● **YOUR GOAL**
Without the pictures, can you quote each line below exactly?

● ● ● ● ● ● ●

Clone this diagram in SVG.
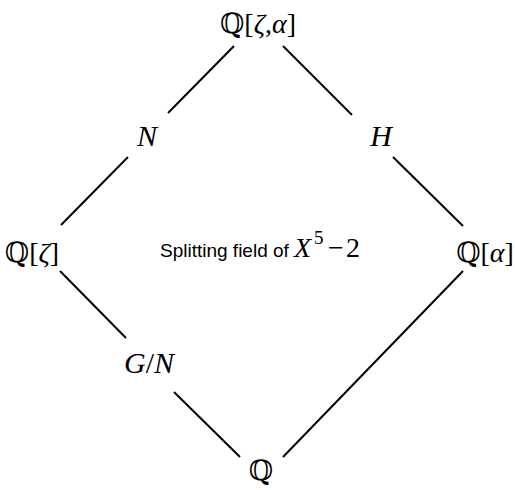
<svg xmlns="http://www.w3.org/2000/svg" width="515" height="490" viewBox="0 0 515 490">
<style>
.m{font-family:"Liberation Serif","DejaVu Serif",serif;font-size:28px;fill:#000;text-anchor:middle}
.l{font-size:30px}
.i{font-style:italic}
.s{font-family:"Liberation Sans",Arial,sans-serif;font-size:19px;fill:#000}
.r{font-family:"Liberation Serif",serif;fill:#000}
.e{stroke:#000;stroke-width:2;fill:none}
</style>
<rect width="515" height="490" fill="#fff"/>
<g id="connectors">
<line class="e" x1="234" y1="46" x2="168" y2="113"/>
<line class="e" x1="128" y1="157" x2="61" y2="225"/>
<line class="e" x1="283" y1="46" x2="352" y2="115"/>
<line class="e" x1="393" y1="157" x2="463" y2="226"/>
<line class="e" x1="60" y1="271" x2="126" y2="338"/>
<line class="e" x1="174" y1="392" x2="240" y2="457"/>
<line class="e" x1="463" y1="271" x2="283" y2="457"/>
</g>
<g id="top"><text class="m" x="258" y="33">ℚ[<tspan class="i">ζ</tspan>,<tspan class="i">α</tspan>]</text></g>
<g id="left"><text class="m" x="32" y="262">ℚ[<tspan class="i">ζ</tspan>]</text></g>
<g id="right"><text class="m" x="485" y="262">ℚ[<tspan class="i">α</tspan>]</text></g>
<g id="bottom"><text class="m" x="261" y="480">ℚ</text></g>
<g id="labelN"><text class="m l i" x="147" y="146">N</text></g>
<g id="labelH"><text class="m l i" x="381" y="146">H</text></g>
<g id="labelGN"><text class="m l" x="149" y="373"><tspan class="i">G</tspan>/<tspan class="i">N</tspan></text></g>
<g id="caption">
<text class="s" x="160" y="257">Splitting field of</text>
<text class="r" y="257" font-size="28"><tspan x="294" font-style="italic">X</tspan><tspan x="314" y="244" font-size="19">5</tspan><tspan x="328" y="257">−</tspan><tspan x="346">2</tspan></text>
</g>
</svg>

● ● ● ● ● ● ●

● **THE ANSWER**
Clone this diagram in SVG.
<svg xmlns="http://www.w3.org/2000/svg" width="515" height="490" viewBox="0 0 515 490">
<style>
.m{font-family:"Liberation Serif","DejaVu Serif",serif;font-size:28px;fill:#000;text-anchor:middle}
.l{font-size:30px}
.i{font-style:italic}
.s{font-family:"Liberation Sans",Arial,sans-serif;font-size:19px;fill:#000}
.r{font-family:"Liberation Serif",serif;fill:#000}
.e{stroke:#000;stroke-width:2;fill:none}
</style>
<rect width="515" height="490" fill="#fff"/>
<g id="connectors">
<line class="e" x1="234" y1="46" x2="168" y2="113"/>
<line class="e" x1="128" y1="157" x2="61" y2="225"/>
<line class="e" x1="283" y1="46" x2="352" y2="115"/>
<line class="e" x1="393" y1="157" x2="463" y2="226"/>
<line class="e" x1="60" y1="271" x2="126" y2="338"/>
<line class="e" x1="174" y1="392" x2="240" y2="457"/>
<line class="e" x1="463" y1="271" x2="283" y2="457"/>
</g>
<g id="top"><text class="m" x="258" y="33">ℚ[<tspan class="i">ζ</tspan>,<tspan class="i">α</tspan>]</text></g>
<g id="left"><text class="m" x="32" y="262">ℚ[<tspan class="i">ζ</tspan>]</text></g>
<g id="right"><text class="m" x="485" y="262">ℚ[<tspan class="i">α</tspan>]</text></g>
<g id="bottom"><text class="m" x="261" y="480">ℚ</text></g>
<g id="labelN"><text class="m l i" x="147" y="146">N</text></g>
<g id="labelH"><text class="m l i" x="381" y="146">H</text></g>
<g id="labelGN"><text class="m l" x="149" y="373"><tspan class="i">G</tspan>/<tspan class="i">N</tspan></text></g>
<g id="caption">
<text class="s" x="160" y="257">Splitting field of</text>
<text class="r" y="257" font-size="28"><tspan x="294" font-style="italic">X</tspan><tspan x="314" y="244" font-size="19">5</tspan><tspan x="328" y="257">−</tspan><tspan x="346">2</tspan></text>
</g>
</svg>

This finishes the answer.